* PROBLEM DETAILS *
Exclude all pictures, then copy each of the records exactly as written.

# # #

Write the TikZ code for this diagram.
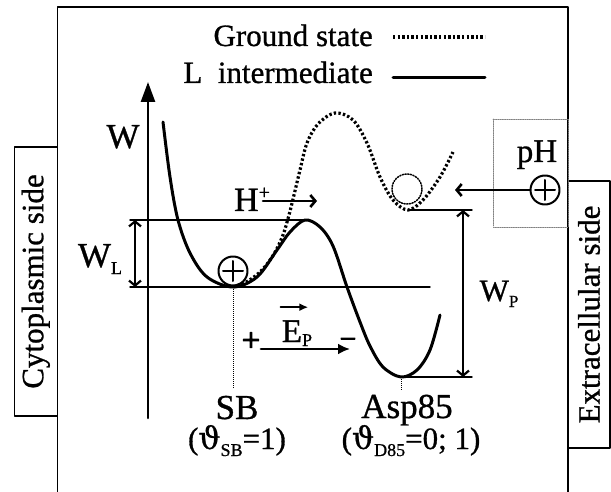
\documentclass[tikz,border=0pt]{standalone}
\usepackage{fontspec}
\setmainfont{Liberation Serif}[FakeBold=0.9]
\newfontfamily\thetafont{DejaVu Serif}[FakeBold=0.9]
\newfontfamily\signfont{Liberation Serif}[FakeBold=3]
\usetikzlibrary{arrows.meta}
\newcommand\lowidx[3][5pt]{\raisebox{-#1}{\fontsize{#2}{#2}\selectfont #3}}
\tikzset{
  every picture/.style={line join=round, line cap=round, >=Latex},
  lvl/.style={line width=1.4pt},
  lstate/.style={line width=3pt},
  gstate/.style={line width=3.2pt, line cap=butt, dash pattern=on 2.4pt off 2.2pt},
  guide/.style={line width=1pt, line cap=butt, dash pattern=on 1pt off 1pt},
  push/.style={line width=2.6pt, -{Straight Barb[length=5pt,width=12pt]}},
  field/.style={line width=2.8pt, -{Latex[length=12pt,width=11pt]}},
  span/.style={line width=2.2pt, {Straight Barb[length=5pt,width=12pt]}-{Straight Barb[length=5pt,width=12pt]}},
  lbl/.style={inner sep=0pt, anchor=base},
  sidebox/.style={draw, line width=1.2pt, rotate=90, inner sep=0pt, font=\fontsize{31}{33}\selectfont},
  charge/.style={circle, draw, line width=2pt, minimum size=29pt, inner sep=0pt,
    path picture={\draw[line width=2pt]
      ([xshift=-10pt]path picture bounding box.center) -- ([xshift=10pt]path picture bounding box.center)
      ([yshift=-10pt]path picture bounding box.center) -- ([yshift=10pt]path picture bounding box.center);}},
}

\begin{document}
\begin{tikzpicture}[x=1pt,y=-1pt]
\useasboundingbox (0,0) rectangle (611,492);
\draw[lvl] (57.5,500) |- (568,7) -- (568,500);
\node[sidebox, minimum width=269pt, minimum height=43pt] (cyto) at (35.8,281.5) {Cytoplasmic side};
\node[sidebox, minimum width=267pt, minimum height=42pt] (extra) at (589,314.5) {Extracellular side};
\draw[gray, line width=0.8pt, densely dotted] (493,119) rectangle (568,227);

\node[lbl, anchor=base east, font=\fontsize{31}{32}\selectfont] (gs) at (373,46) {Ground state};
\node[lbl, anchor=base east, font=\fontsize{31}{32}\selectfont] (li) at (373,83) {L\ \ intermediate};
\draw[gstate] (393,37) -- (485,37);
\draw[lstate] (393,78) -- (485,78);

\coordinate (wo) at (148,418);
\coordinate (wtip) at (148,82);
\draw[line width=2.6pt, -{Triangle[length=20pt,width=14pt]}] (wo) -- (wtip);
\node[lbl, font=\fontsize{35}{36}\selectfont] (w) at (123,148) {W};

\coordinate (sbmin) at (233,287);
\coordinate (lmax) at (305,220);
\coordinate (dmin) at (401,377);
\coordinate (gmin) at (408,210);
\draw[lvl] (130,220) -- (308,220);
\draw[lvl] (130,287) -- (430,287);
\draw[lvl] (gmin) -- (472,210);
\draw[lvl] (dmin) -- (472,377);
\draw[span] (135,220) -- (135,287);
\draw[span] (463,210) -- (463,377);
\node[lbl, font=\fontsize{35}{36}\selectfont] (wl) at (100,267) {W\lowidx[7pt]{18}{L}};
\node[lbl, font=\fontsize{31}{32}\selectfont] (wp) at (499,301) {W\lowidx[6pt]{17}{P}};

\draw[gstate] plot[smooth, tension=0.55] coordinates {(sbmin) (248,281) (262,270) (274,254) (283,235)
  (289,215) (294,195) (300,170) (307,143) (318,124) (335,113) (353,120) (367,143) (380,177)
  (393,200) (gmin) (423,200) (440,177) (453,152)};
\draw[lstate] plot[smooth, tension=0.55] coordinates {(163,122) (170,177) (178,220) (190,253) (207,277)
  (sbmin) (257,277) (277,250) (290,232) (lmax) (320,227) (333,246) (347,287) (360,322)
  (370,346) (383,367) (dmin) (417,370) (430,350) (440,315)};
\draw[guide] (sbmin) -- (233,388);
\draw[guide] (dmin) -- (401,391);

\node[charge] (sbq) at (233,271) {};
\node[circle, draw, line width=1.5pt, dash pattern=on 1.3pt off 1.4pt, minimum size=30pt] (gq) at (407,189) {};

\node[lbl, font=\fontsize{34}{35}\selectfont] (hp) at (252,211) {H\raisebox{12pt}{\fontsize{20}{20}\selectfont +}};
\coordinate (hend) at (317,201);
\draw[push] (263,201) -- (hend);

\node[lbl, font=\fontsize{33}{34}\selectfont] (ep) at (297,342) {E\lowidx[4pt]{18}{P}};
\draw[line width=2pt, -{Latex[length=9pt,width=8pt]}] ([xshift=-1pt,yshift=13pt]ep.north west) -- ([xshift=-4pt,yshift=13pt]ep.north east);
\node[lbl, font=\signfont\fontsize{33}{34}\selectfont] (pl) at (251,351) {+};
\node[lbl, font=\signfont\fontsize{27}{28}\selectfont] (mi) at (348,345) {\textendash};
\coordinate (fstart) at (261,349);
\coordinate (fend) at (350,349);
\draw[field] (fstart) -- (fend);

\node[lbl, font=\fontsize{33}{34}\selectfont] (ph) at (537,162) {pH};
\node[charge] (phq) at (545,190) {};
\coordinate (phend) at (455,190);
\draw[push] (phq.west) -- (phend);

\node[lbl, font=\fontsize{35}{36}\selectfont] (sb) at (237,419) {SB};
\node[lbl, font=\fontsize{35}{36}\selectfont] (asp) at (407,418) {Asp85};
\node[lbl, font=\fontsize{31}{32}\selectfont] (sbocc) at (237,449) {({\thetafont ϑ}\lowidx[7pt]{18}{SB}=1)};
\node[lbl, font=\fontsize{31}{32}\selectfont] (docc) at (411,449) {({\thetafont ϑ}\lowidx[7pt]{18}{D85}=0; 1)};
\end{tikzpicture}
\end{document}
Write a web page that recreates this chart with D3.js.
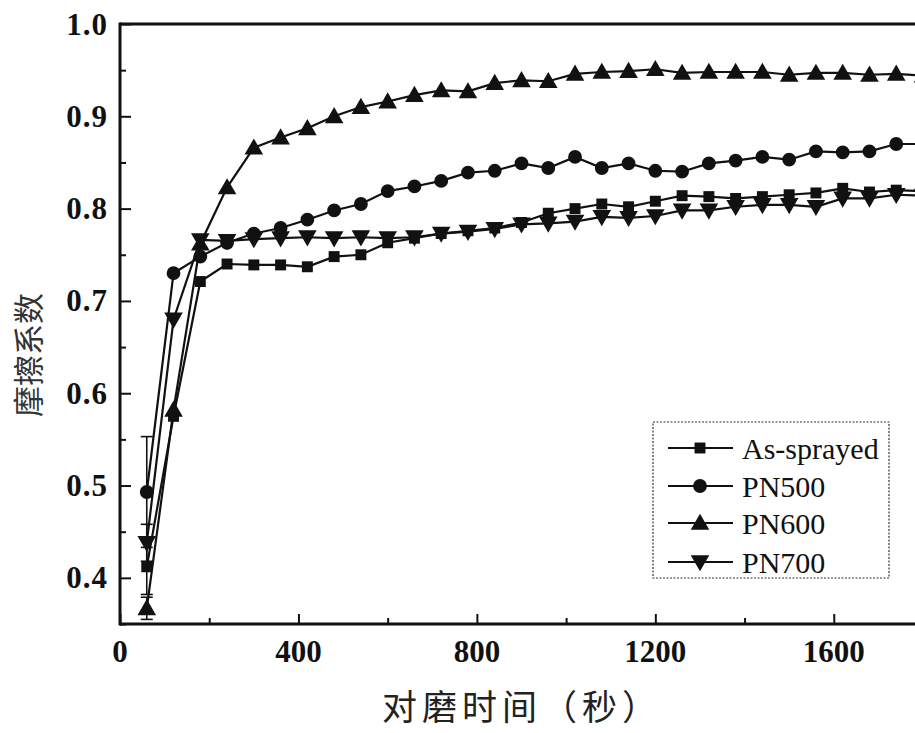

# # #

* RESPONSE TO THIS TASK *
Write the TikZ code for this diagram.
\documentclass[tikz,border=0pt]{standalone}
\usepackage{fontspec}
\setmainfont{Liberation Serif}[FakeBold=0.9]
\newfontfamily\thetafont{DejaVu Serif}[FakeBold=0.9]
\newfontfamily\signfont{Liberation Serif}[FakeBold=3]
\usetikzlibrary{arrows.meta}
\newcommand\lowidx[3][5pt]{\raisebox{-#1}{\fontsize{#2}{#2}\selectfont #3}}
\tikzset{
  every picture/.style={line join=round, line cap=round, >=Latex},
  lvl/.style={line width=1.4pt},
  lstate/.style={line width=3pt},
  gstate/.style={line width=3.2pt, line cap=butt, dash pattern=on 2.4pt off 2.2pt},
  guide/.style={line width=1pt, line cap=butt, dash pattern=on 1pt off 1pt},
  push/.style={line width=2.6pt, -{Straight Barb[length=5pt,width=12pt]}},
  field/.style={line width=2.8pt, -{Latex[length=12pt,width=11pt]}},
  span/.style={line width=2.2pt, {Straight Barb[length=5pt,width=12pt]}-{Straight Barb[length=5pt,width=12pt]}},
  lbl/.style={inner sep=0pt, anchor=base},
  sidebox/.style={draw, line width=1.2pt, rotate=90, inner sep=0pt, font=\fontsize{31}{33}\selectfont},
  charge/.style={circle, draw, line width=2pt, minimum size=29pt, inner sep=0pt,
    path picture={\draw[line width=2pt]
      ([xshift=-10pt]path picture bounding box.center) -- ([xshift=10pt]path picture bounding box.center)
      ([yshift=-10pt]path picture bounding box.center) -- ([yshift=10pt]path picture bounding box.center);}},
}

\begin{document}
\begin{tikzpicture}[x=1pt,y=-1pt]
\useasboundingbox (0,0) rectangle (611,492);
\draw[lvl] (57.5,500) |- (568,7) -- (568,500);
\node[sidebox, minimum width=269pt, minimum height=43pt] (cyto) at (35.8,281.5) {Cytoplasmic side};
\node[sidebox, minimum width=267pt, minimum height=42pt] (extra) at (589,314.5) {Extracellular side};
\draw[gray, line width=0.8pt, densely dotted] (493,119) rectangle (568,227);

\node[lbl, anchor=base east, font=\fontsize{31}{32}\selectfont] (gs) at (373,46) {Ground state};
\node[lbl, anchor=base east, font=\fontsize{31}{32}\selectfont] (li) at (373,83) {L\ \ intermediate};
\draw[gstate] (393,37) -- (485,37);
\draw[lstate] (393,78) -- (485,78);

\coordinate (wo) at (148,418);
\coordinate (wtip) at (148,82);
\draw[line width=2.6pt, -{Triangle[length=20pt,width=14pt]}] (wo) -- (wtip);
\node[lbl, font=\fontsize{35}{36}\selectfont] (w) at (123,148) {W};

\coordinate (sbmin) at (233,287);
\coordinate (lmax) at (305,220);
\coordinate (dmin) at (401,377);
\coordinate (gmin) at (408,210);
\draw[lvl] (130,220) -- (308,220);
\draw[lvl] (130,287) -- (430,287);
\draw[lvl] (gmin) -- (472,210);
\draw[lvl] (dmin) -- (472,377);
\draw[span] (135,220) -- (135,287);
\draw[span] (463,210) -- (463,377);
\node[lbl, font=\fontsize{35}{36}\selectfont] (wl) at (100,267) {W\lowidx[7pt]{18}{L}};
\node[lbl, font=\fontsize{31}{32}\selectfont] (wp) at (499,301) {W\lowidx[6pt]{17}{P}};

\draw[gstate] plot[smooth, tension=0.55] coordinates {(sbmin) (248,281) (262,270) (274,254) (283,235)
  (289,215) (294,195) (300,170) (307,143) (318,124) (335,113) (353,120) (367,143) (380,177)
  (393,200) (gmin) (423,200) (440,177) (453,152)};
\draw[lstate] plot[smooth, tension=0.55] coordinates {(163,122) (170,177) (178,220) (190,253) (207,277)
  (sbmin) (257,277) (277,250) (290,232) (lmax) (320,227) (333,246) (347,287) (360,322)
  (370,346) (383,367) (dmin) (417,370) (430,350) (440,315)};
\draw[guide] (sbmin) -- (233,388);
\draw[guide] (dmin) -- (401,391);

\node[charge] (sbq) at (233,271) {};
\node[circle, draw, line width=1.5pt, dash pattern=on 1.3pt off 1.4pt, minimum size=30pt] (gq) at (407,189) {};

\node[lbl, font=\fontsize{34}{35}\selectfont] (hp) at (252,211) {H\raisebox{12pt}{\fontsize{20}{20}\selectfont +}};
\coordinate (hend) at (317,201);
\draw[push] (263,201) -- (hend);

\node[lbl, font=\fontsize{33}{34}\selectfont] (ep) at (297,342) {E\lowidx[4pt]{18}{P}};
\draw[line width=2pt, -{Latex[length=9pt,width=8pt]}] ([xshift=-1pt,yshift=13pt]ep.north west) -- ([xshift=-4pt,yshift=13pt]ep.north east);
\node[lbl, font=\signfont\fontsize{33}{34}\selectfont] (pl) at (251,351) {+};
\node[lbl, font=\signfont\fontsize{27}{28}\selectfont] (mi) at (348,345) {\textendash};
\coordinate (fstart) at (261,349);
\coordinate (fend) at (350,349);
\draw[field] (fstart) -- (fend);

\node[lbl, font=\fontsize{33}{34}\selectfont] (ph) at (537,162) {pH};
\node[charge] (phq) at (545,190) {};
\coordinate (phend) at (455,190);
\draw[push] (phq.west) -- (phend);

\node[lbl, font=\fontsize{35}{36}\selectfont] (sb) at (237,419) {SB};
\node[lbl, font=\fontsize{35}{36}\selectfont] (asp) at (407,418) {Asp85};
\node[lbl, font=\fontsize{31}{32}\selectfont] (sbocc) at (237,449) {({\thetafont ϑ}\lowidx[7pt]{18}{SB}=1)};
\node[lbl, font=\fontsize{31}{32}\selectfont] (docc) at (411,449) {({\thetafont ϑ}\lowidx[7pt]{18}{D85}=0; 1)};
\end{tikzpicture}
\end{document}
Write a web page that recreates this chart with D3.js.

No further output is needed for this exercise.